Great Departure--the first case of Adventures--is a beautiful Swiss watch of an intro, both in the first playthrough and in its repercussions on the rest of the game. Speckled Band is the barnburning debut of Sholmes and brings in the investigation side of the game. It's a fairly standard one-two punch for Ace Attorney in terms of structure and plot beats, but it's reliable and has just enough new flavour to feel fresh. Runaway Room caught me off guard because you genuinely can't get a clear read on the defendant until late in the trial. McGilded is no obvious innocent like Larry or Maggey, nor is his dark side as unforgivable as Matt Engarde. His interference with evidence (which had me double-guessing myself) and murder post-trial elevates the mystery and the sense of moral grayness Ace Attorney's first three games largely avoid. Clouded Kokoro is the weak link of Adventures, but still a charming and satisfying case, providing a thoughtful look into the discrimination Ryunosuke et al experience (as an aside: GAAC is surprisingly thoughtful in its dealings with historical subjects but I don't want to delve into where I think it falls short, as it's frankly not aspiring to much in that regard). Unspeakable Story is slow to gear up but is an excellent conclusion once it hits its stride, knitting together everything but leaving enough intrigue to build the foundation for Resolve. It also has the Skulkin Brothers who are perfect ok they're perfect video game characters and I loved every single thing about them and if you don't think that too then I can't tell you anything about anything. This is the closest any of the sequels has come to meeting my enjoyment of the original Ace Attorney.

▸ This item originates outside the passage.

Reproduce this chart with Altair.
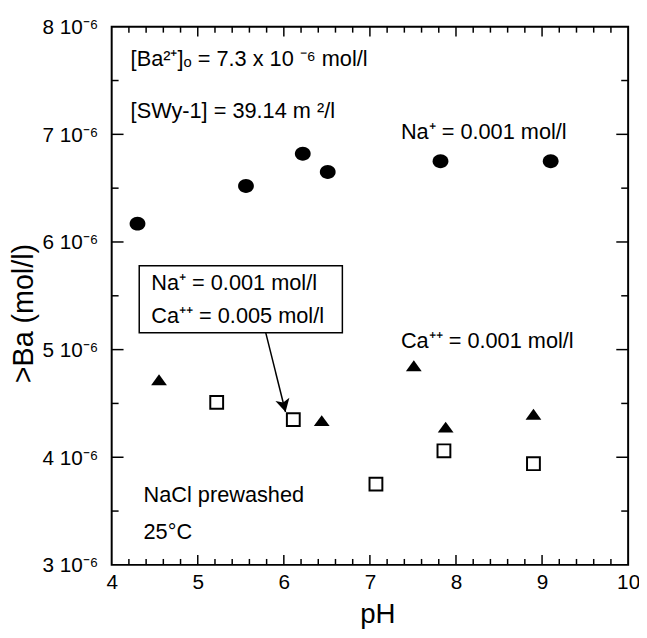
import altair as alt
import pandas as pd

# ---- data (pH, >Ba in mol/l) ----
ph_na = [4.30, 5.56, 6.22, 6.51, 7.82, 9.10]
ba_na = [6.17e-6, 6.52e-6, 6.82e-6, 6.65e-6, 6.75e-6, 6.75e-6]

ph_ca1 = [4.55, 6.44, 7.51, 7.88, 8.90]
ba_ca1 = [4.72e-6, 4.34e-6, 4.85e-6, 4.28e-6, 4.40e-6]

ph_ca5 = [5.22, 6.11, 7.07, 7.86, 8.90]
ba_ca5 = [4.51e-6, 4.35e-6, 3.75e-6, 4.06e-6, 3.94e-6]

# axis ticks
x_labels = [4, 5, 6, 7, 8, 9, 10]
y_labels = [3e-6, 4e-6, 5e-6, 6e-6, 7e-6, 8e-6]
x_major_ticks = [5, 6, 7, 8, 9]
x_minor_ticks = [4.2, 4.4, 4.6, 4.8, 5.2, 5.4, 5.6, 5.8, 6.2, 6.4, 6.6, 6.8,
                 7.2, 7.4, 7.6, 7.8, 8.2, 8.4, 8.6, 8.8, 9.2, 9.4, 9.6, 9.8]
y_major_ticks = [4e-6, 5e-6, 6e-6, 7e-6]
y_minor_ticks = [3.5e-6, 4.5e-6, 5.5e-6, 6.5e-6, 7.5e-6]

# annotations
ann_text = ["[Ba²⁺]ₒ = 7.3 x 10 ⁻⁶ mol/l", "[SWy-1] = 39.14 m ²/l",
            "Na⁺ = 0.001 mol/l", "Ca⁺⁺ = 0.001 mol/l",
            "NaCl prewashed", "25°C"]
ann_x = [4.22, 4.22, 7.36, 7.36, 4.37, 4.37]
ann_y = [7.633e-6, 7.156e-6, 6.954e-6, 5.018e-6, 3.587e-6, 3.239e-6]

box_text = ["Na⁺ = 0.001 mol/l", "Ca⁺⁺ = 0.005 mol/l"]
box_text_x = [4.46, 4.46]
box_text_y = [5.550e-6, 5.248e-6]
box_x = [4.32, 6.68]
box_y = [5.156e-6, 5.780e-6]
arrow_x = [5.79, 6.02]
arrow_y = [5.156e-6, 4.42e-6]

W, H = 523, 545
FONT = "Liberation Sans"

xscale = alt.Scale(domain=[4, 10], nice=False, zero=False)
yscale = alt.Scale(domain=[3e-6, 8e-6], nice=False, zero=False)

xaxis = alt.Axis(values=x_labels, format="d", labelFontSize=21, labelFont=FONT,
                 labelPadding=7, labelFlush=False, ticks=False, domain=False,
                 grid=False, title="pH", titleFontSize=28, titleFont=FONT,
                 titleFontWeight="normal", titleX=269, titleY=58,
                 titleBaseline="alphabetic", titleAlign="center",
                 labelColor="black", titleColor="black")
yaxis = alt.Axis(values=y_labels, labelExpr="round(datum.value*1e6) + ' 10⁻⁶'",
                 labelFontSize=21, labelFont=FONT, labelPadding=14, labelOffset=1,
                 ticks=False, domain=False, grid=False, title=">Ba (mol/l)",
                 titleFontSize=29, titleFont=FONT, titleFontWeight="normal",
                 titleAngle=270, titleX=-89, titleY=290, titleAlign="center",
                 titleBaseline="middle", labelColor="black", titleColor="black")


def X(field):
    return alt.X(field, scale=xscale, axis=xaxis)


def Y(field):
    return alt.Y(field, scale=yscale, axis=yaxis)


df_na = pd.DataFrame({"pH": ph_na, "Ba": ba_na})
df_ca1 = pd.DataFrame({"pH": ph_ca1, "Ba": ba_ca1})
df_ca5 = pd.DataFrame({"pH": ph_ca5, "Ba": ba_ca5})

ellipse = "M-1,0A1,0.875,0,1,0,1,0A1,0.875,0,1,0,-1,0Z"
tri = "M0,-0.69L1,0.69L-1,0.69Z"

circles = alt.Chart(df_na).mark_point(shape=ellipse, size=256, filled=True,
                                      color="black", opacity=1).encode(
    x=X("pH:Q"), y=Y("Ba:Q"))

triangles = alt.Chart(df_ca1).mark_point(shape=tri, size=256, filled=True,
                                         color="black", opacity=1).encode(
    x=X("pH:Q"), y=Y("Ba:Q"))

squares = alt.Chart(df_ca5).mark_point(shape="square", size=169, filled=False,
                                       stroke="black", strokeWidth=2, opacity=1).encode(
    x=X("pH:Q"), y=Y("Ba:Q"))


# ticks (inward, on all four sides)
def xticks(vals, length):
    d = pd.DataFrame({"pH": vals})
    bottom = alt.Chart(d).mark_rule(color="black", strokeWidth=1.5).encode(
        x=X("pH:Q"), y=alt.value(H), y2=alt.value(H - length))
    top = alt.Chart(d).mark_rule(color="black", strokeWidth=1.5).encode(
        x=X("pH:Q"), y=alt.value(0), y2=alt.value(length))
    return [bottom, top]


def yticks(vals, length):
    d = pd.DataFrame({"Ba": vals})
    left = alt.Chart(d).mark_rule(color="black", strokeWidth=1.5).encode(
        y=Y("Ba:Q"), x=alt.value(0), x2=alt.value(length))
    right = alt.Chart(d).mark_rule(color="black", strokeWidth=1.5).encode(
        y=Y("Ba:Q"), x=alt.value(W), x2=alt.value(W - length))
    return [left, right]


tick_layers = (xticks(x_major_ticks, 10) + xticks(x_minor_ticks, 6)
               + yticks(y_major_ticks, 12) + yticks(y_minor_ticks, 7))

ann = alt.Chart(pd.DataFrame({"pH": ann_x, "Ba": ann_y, "text": ann_text})).mark_text(
    align="left", baseline="alphabetic", fontSize=22, font=FONT, color="black").encode(
    x=X("pH:Q"), y=Y("Ba:Q"), text="text:N")

box = alt.Chart(pd.DataFrame({"pH": [box_x[0]], "pH2": [box_x[1]],
                              "Ba": [box_y[0]], "Ba2": [box_y[1]]})).mark_rect(
    fill="white", stroke="black", strokeWidth=1.5).encode(
    x=X("pH:Q"), x2="pH2:Q", y=Y("Ba:Q"), y2="Ba2:Q")

btext = alt.Chart(pd.DataFrame({"pH": box_text_x, "Ba": box_text_y, "text": box_text})).mark_text(
    align="left", baseline="alphabetic", fontSize=22, font=FONT, color="black").encode(
    x=X("pH:Q"), y=Y("Ba:Q"), text="text:N")

arrow = alt.Chart(pd.DataFrame({"pH": [arrow_x[0]], "pH2": [arrow_x[1]],
                                "Ba": [arrow_y[0]], "Ba2": [arrow_y[1]]})).mark_rule(
    color="black", strokeWidth=1.5).encode(
    x=X("pH:Q"), x2="pH2:Q", y=Y("Ba:Q"), y2="Ba2:Q")

head = alt.Chart(pd.DataFrame({"pH": [arrow_x[1]], "Ba": [arrow_y[1]]})).mark_point(
    shape="M-0.55,-1L0,0L0.55,-1L0,-0.75Z", size=700, filled=True, color="black",
    strokeWidth=1, angle=346, opacity=1).encode(
    x=X("pH:Q"), y=Y("Ba:Q"))

chart = alt.layer(circles, triangles, squares, *tick_layers, ann, box, btext,
                  arrow, head).properties(
    width=W, height=H,
    autosize=alt.AutoSizeParams(type="none"),
    padding={"left": 105, "top": 15, "right": 11, "bottom": 62},
    background="white",
).configure_view(stroke="black", strokeWidth=2)

chart.save("out.html", embed_options={"renderer": "svg", "actions": False})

But it also felt more tightly wound than the original. There seemed to be a lot fewer times where showing someone a non-critical piece of evidence would still yield an original comment or joke. There were almost no times where I was genuinely stumped by a problem, either in a pleasant or frustrating way, as things tended to be blatantly telegraphed and only the fourth and fifth cases really engaged every mechanic. It struck me as redundant to have finally made the "we'll play it for you" mode in a game that offered so little off the beaten path and so clearly signposted the main path. All of this restrictiveness is even more pronounced in Resolve.

For me, Resolve is the standard Ace Attorney mechanical structure grafted onto a story trying to outgrow the limits that structure imposes. The intro case is solid and expands the scope of the conspiracy the game will center on, but gets somewhat bogged down by it having to be a first case where you're only in a courtroom and the basics need to be explained again (it's the sequel to a prequel to a 6-game series with multiple spin-offs, this is no one's first rodeo). Clouded Kokoro 2 oddly jumps back in time for a case that barely figures into the core plot and dampens the tension raised by the end of Adventures and the intro; honestly it felt like they didn't know how to either stretch the conspiracy across three distinct cases or dive right into things and have each case be a bit more substantial. Great Departed Soul is where the tension boils over: it becomes clear we are tackling an international decade-spanning criminal conspiracy and yet we are stuck on a narrow footpath where there's like twenty things wrong with what the defendant is saying but you need to think "a-ha, they said they birdcage fell headfirst when it actually fell feet-first!" to progress (yes I was playing this section on a plane and so couldn't look up the solution and I was brute forcing through every statement and I'm salty about it). The telegram and the collar can't be referenced until the game decides you can, you can't ask anyone about the conspiracy generally or indirectly through evidence and get a unique response (as far as I know), you can't bring up things people said previously in other cases or other sections of this case, and in the final two-part case you can't lay out the web before you as a whole.

The best way I can explain the experience is sometimes Ace Attorney feels like it's dropped a dense knot at your feet and asked you to untie it; other times it feels like you've got a circuitous series of hanging vines before you and it's just a matter of swinging from one to the next, ending up somewhere you feel like you could have gotten to quicker if you were in charge of where to go. My personal preference is the former, and I found it frustrating as the original trilogy skewed more towards the latter as it progressed. I'd compare it to Zelda dungeons, where Ocarina's and Majora's are denser and require global thinking whereas Wind Waker and Twilight Princess are more linear and don't have you thinking much beyond the room you're in at the time. Neither is "the Real Ace Attorney/Zelda", I'm just always gonna be endeared more to one style and at best be merely pleased by the other.

It's fair to say at this point that I am unreasonably criticizing an Ace Attorney game for failing to be something it's not: something closer to maybe Obra Dinn (which I like less than my favourite AA games) or Disco Elysium (which I like more than every AA game). It's fair to say that the conclusion was still satisfying and kept me on my toes and was an achievement of fusing music, animation, dialogue, twists and humour in a way seemingly only Ace Attorney can. It's fair to say this more straightforward, "swinging from vine to vine" style of puzzle solving is maybe what more people want over a more "untangling a knot of wires" style. And of course it's fair to say that when Mikotoba did his little tap dance I completely forgot how annoyed I was previously at the reveal that he was Sholmes's partner not seeming to merit the gravity the game heaped on it.

But in a way finishing GAAC has made me less interested in going further with the series. Do I want to play three games that are by most accounts worse than almost all of the five I've already played? Do I want to sit through another final case that drags and has two or three more twists than it needs to either delay getting to the thing that makes the most sense or zag into a weirder ending? Do I want to watch the relative simplicity of the original trilogy be weighed down with more stories centering a cast who have basically all completed their respective narrative journeys? I don't know. This is a brilliant package and I feel like a spoiled kid for harping on it not being exactly what I want. But I think it's fair to want an experience as novel as that first game felt, and to set the series aside until that comes around.